> _WHAT YOU ARE ASKED TO DO_: Start at the line holding "Rebuild this chart", stop at the line holding "import pandas as pd", and repeat those lines exactly, both ends included; skip the pictures.

> _INFORMATION PROVIDED_:
• • • • • • •
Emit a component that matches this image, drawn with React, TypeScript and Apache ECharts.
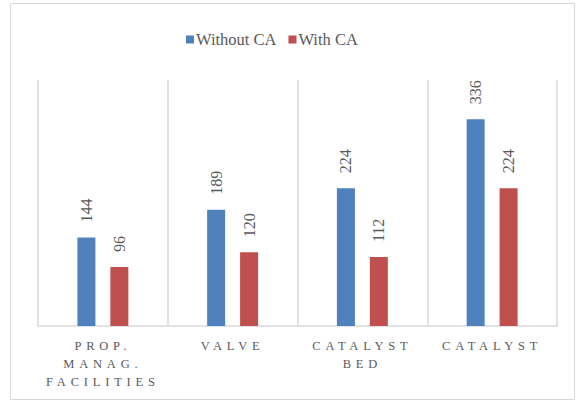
import React, { useEffect, useRef } from "react";
import * as echarts from "echarts";

const categories = ["PROP.\nMANAG.\nFACILITIES", "VALVE", "CATALYST\nBED", "CATALYST"];
const withoutCA = [144, 189, 224, 336];
const withCA = [96, 120, 112, 224];
const seriesNames = ["Without CA", "With CA"];

const AXIS_LABEL_COLOR = "#5a5a5b";

export default function App() {
  const ref = useRef<HTMLDivElement>(null);
  useEffect(() => {
    const chart = echarts.init(ref.current!, undefined, { renderer: "svg" });
    const font = "serif";
    const labelCfg = {
      show: true,
      position: "top" as const,
      rotate: 90,
      align: "left" as const,
      verticalAlign: "middle" as const,
      distance: 15,
      color: "#595959",
      fontFamily: font,
      fontSize: 16,
    };
    chart.setOption({
      animation: false,
      backgroundColor: "#ffffff",
      graphic: [
        {
          type: "rect",
          shape: { x: 10.5, y: 3.5, width: 564, height: 396 },
          style: { fill: "none", stroke: "#d9d9d9", lineWidth: 1 },
          silent: true,
        },
      ],
      legend: {
        top: 26,
        left: 181,
        itemWidth: 8,
        itemHeight: 8,
        itemGap: 12,
        icon: "rect",
        textStyle: { color: "#595959", fontFamily: font, fontSize: 16.5, padding: [0, 0, 0, -3] },
        data: seriesNames,
      },
      grid: { left: 38, right: 22, top: 80, bottom: 78 },
      xAxis: {
        type: "category",
        data: categories,
        axisLine: { show: true, lineStyle: { color: "#d9d9d9", width: 1.5 } },
        axisTick: { show: false },
        splitLine: { show: true, lineStyle: { color: "#d9d9d9", width: 1.5 } },
        axisLabel: {
          margin: 11,
          color: AXIS_LABEL_COLOR,
          fontFamily: font,
          fontSize: 12.5,
          lineHeight: 18,
          interval: 0,
        },
      },
      yAxis: {
        type: "value",
        min: 0,
        max: 400,
        interval: 50,
        show: false,
        splitLine: { show: false },
      },
      series: [
        {
          name: seriesNames[0],
          type: "bar",
          data: withoutCA,
          barWidth: 18,
          barGap: "83%",
          itemStyle: { color: "#4f81bd" },
          label: labelCfg,
        },
        {
          name: seriesNames[1],
          type: "bar",
          data: withCA,
          barWidth: 18,
          itemStyle: { color: "#c0504d" },
          label: labelCfg,
        },
      ],
    });
    return () => chart.dispose();
  }, []);
  return (
    <>
      <style>{`text[fill="${AXIS_LABEL_COLOR}"]{letter-spacing:4.8px;}`}</style>
      <div
        ref={ref}
        style={{ position: "fixed", left: 0, top: 0, width: 579, height: 404, background: "#fff" }}
      />
    </>
  );
}
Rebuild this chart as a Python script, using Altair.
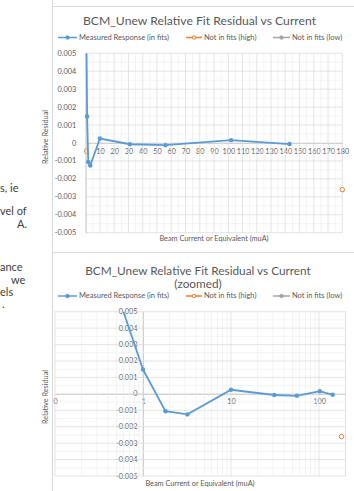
import math

import altair as alt
import pandas as pd

# Measured response used in the fits: beam current (muA) and relative residual
current = [0.6, 1, 1.8, 3.2, 10, 31, 56, 102, 143]
residual = [0.0062, 0.00148, -0.00106, -0.00125, 0.00025, -0.00007, -0.00012, 0.00016, -0.00006]
# Points left out of the fits
high_current = [180]
high_residual = [-0.0026]

series_names = ["Measured Response (in fits)", "Not in fits (high)", "Not in fits (low)"]
series_colors = ["#5b9bd5", "#ed7d31", "#a5a5a5"]
series_filled = [True, False, True]

chart_title = "BCM_Unew Relative Fit Residual vs Current"
zoom_note = "(zoomed)"
x_title = "Beam Current or Equivalent (muA)"
y_title = "Relative Residual"

lin_ticks = list(range(0, 181, 10))
log_ticks = [0.1, 1, 10, 100]
y_ticks = [round(-0.005 + 0.001 * i, 3) for i in range(11)]

# fragments of the neighbouring slide text
side_text = ["s, ie", "vel of", "A.", "ance", "we", "els", "."]
side_pos = [(0, 189), (0, 212), (17, 225), (0, 268), (11, 281), (0, 293), (2, 305)]

FONT = "Lato"
GREY = "#595959"
W, H = 354, 491
Y_LO, Y_HI = -0.005, 0.005

# pixel frames of the two plot areas
TOP_X = [85.7, 342.3]
TOP_Y = [232.7, 53.3]
BOT_X = [55.0, 345.5]
BOT_Y = [476.0, 311.7]

y_minor = [round(-0.0045 + 0.001 * i, 4) for i in range(10)]
lin_minor = [v + 5 for v in range(0, 180, 10)]
log_minor = [k * 10 ** e for e in (-1, 0, 1) for k in range(2, 10)] + [200]


def axis_common(**kw):
    return alt.Axis(title=None, grid=False, ticks=False, labelFont=FONT, labelFontSize=7.3,
                    labelColor=GREY, domainColor="#bfbfbf", domainWidth=0.8,
                    labelOverlap=False, labelFlush=False, **kw)


def panel(xscale, yscale, xaxis, yaxis, x_major, x_minor, x_lo, x_hi):
    X = lambda f: alt.X(f, type="quantitative", scale=xscale, axis=xaxis)
    Y = lambda f: alt.Y(f, type="quantitative", scale=yscale, axis=yaxis)
    layers = []
    for vals, col in ((x_minor, "#eeeeee"), (x_major, "#d9d9d9")):
        d = pd.DataFrame({"v": vals, "lo": Y_LO, "hi": Y_HI})
        layers.append(alt.Chart(d).mark_rule(color=col, strokeWidth=0.7)
                      .encode(x=X("v"), y=Y("lo"), y2="hi"))
    for vals, col in ((y_minor, "#eeeeee"), (y_ticks, "#d9d9d9")):
        d = pd.DataFrame({"h": vals, "lo": x_lo, "hi": x_hi})
        layers.append(alt.Chart(d).mark_rule(color=col, strokeWidth=0.7)
                      .encode(y=Y("h"), x=X("lo"), x2="hi"))
    meas = pd.DataFrame({"current": current, "residual": residual})
    layers.append(alt.Chart(meas).mark_line(color=series_colors[0], strokeWidth=1.8)
                  .encode(x=X("current"), y=Y("residual")))
    layers.append(alt.Chart(meas).transform_filter(f"datum.residual <= {Y_HI}")
                  .mark_circle(color=series_colors[0], size=20, opacity=1)
                  .encode(x=X("current"), y=Y("residual")))
    high = pd.DataFrame({"current": high_current, "residual": high_residual})
    layers.append(alt.Chart(high).mark_point(shape="circle", filled=False, stroke=series_colors[1],
                                              fill="white", strokeWidth=1, size=20, opacity=1)
                  .encode(x=X("current"), y=Y("residual")))
    return alt.layer(*layers)


def px_lin(v, dom, rng):
    return rng[0] + (rng[1] - rng[0]) * (v - dom[0]) / (dom[1] - dom[0])


top_zero = px_lin(0, [Y_LO, Y_HI], TOP_Y)
bot_zero = px_lin(0, [Y_LO, Y_HI], BOT_Y)
bot_one = BOT_X[0] + (BOT_X[1] - BOT_X[0]) * (0 - math.log10(0.1)) / (math.log10(200) - math.log10(0.1))

top = panel(
    alt.Scale(domain=[0, 180], range=TOP_X, nice=False, zero=False),
    alt.Scale(domain=[Y_LO, Y_HI], range=TOP_Y, nice=False, zero=False, clamp=True),
    axis_common(orient="bottom", values=lin_ticks, offset=top_zero - H, labelPadding=4),
    axis_common(orient="left", values=y_ticks, offset=-TOP_X[0], labelPadding=10,
                labelExpr="toString(datum.value)"),
    lin_ticks, lin_minor, 0, 180,
)

bottom = panel(
    alt.Scale(type="log", domain=[0.1, 200], range=BOT_X, nice=False),
    alt.Scale(domain=[Y_LO, Y_HI], range=BOT_Y, nice=False, zero=False, clamp=True),
    axis_common(orient="bottom", values=log_ticks, offset=bot_zero - H, labelPadding=4,
                labelExpr="datum.value < 1 ? '0' : toString(datum.value)"),
    axis_common(orient="left", values=y_ticks, offset=-bot_one, labelPadding=6,
                labelExpr="toString(datum.value)"),
    log_ticks + [200], log_minor, 0.1, 200,
)


def label(text, x, y, size=7.3, align="center", angle=0, color=GREY):
    return (alt.Chart(pd.DataFrame({"t": [text]}))
            .mark_text(align=align, baseline="middle", font=FONT, fontSize=size, angle=angle, color=color)
            .encode(x=alt.value(x), y=alt.value(y), text="t:N"))


def legend(yc):
    spots = [(58, 77, 79), (186, 202, 204), (273, 290, 292)]
    out = []
    for name, col, filled, (a, b, t) in zip(series_names, series_colors, series_filled, spots):
        d = pd.DataFrame({"name": [name]})
        out.append(alt.Chart(d).mark_rule(color=col, strokeWidth=1.5)
                   .encode(x=alt.value(a), x2=alt.value(b), y=alt.value(yc)))
        out.append(alt.Chart(d).mark_point(shape="circle", filled=False, stroke=col,
                                           fill=col if filled else "white", strokeWidth=1, size=12, opacity=1)
                   .encode(x=alt.value((a + b) / 2), y=alt.value(yc)))
        out.append(alt.Chart(d).mark_text(align="left", baseline="middle", font=FONT, fontSize=7.5, color=GREY)
                   .encode(x=alt.value(t), y=alt.value(yc), text="name:N"))
    return out


def frame_rule(x, x2, y, y2):
    return (alt.Chart(pd.DataFrame({"a": [0]})).mark_rule(color="#d9d9d9", strokeWidth=1)
            .encode(x=alt.value(x), x2=alt.value(x2), y=alt.value(y), y2=alt.value(y2)))


deco = [
    frame_rule(52.5, 52.5, 0, H),
    frame_rule(52.5, W, 6.5, 6.5),
    frame_rule(52.5, W, 252.5, 252.5),
    label(chart_title, 199.5, 20.5, size=12.2),
    label(chart_title, 198, 270.5, size=11.8),
    label(zoom_note, 198, 284, size=11.8),
    label(y_title, 46, 137, angle=270),
    label(y_title, 46, 397, angle=270),
    label(x_title, 214, 238.5),
    label(x_title, 200, 483.5),
    *legend(37.5),
    *legend(296),
]
for txt, (sx, sy) in zip(side_text, side_pos):
    deco.append(label(txt, sx, sy, size=11, align="left", color="#404040"))

chart = (
    alt.layer(top, bottom, *deco)
    .resolve_scale(x="independent", y="independent")
    .properties(width=W, height=H, padding=0, background="white",
                autosize=alt.AutoSizeParams(type="none"))
    .configure_view(stroke=None)
)

chart.save("out.html", embed_options={"renderer": "svg", "actions": False})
• • • • • • •
> _ANSWER IN FULL_:
Rebuild this chart as a Python script, using Altair.
import math

import altair as alt
import pandas as pd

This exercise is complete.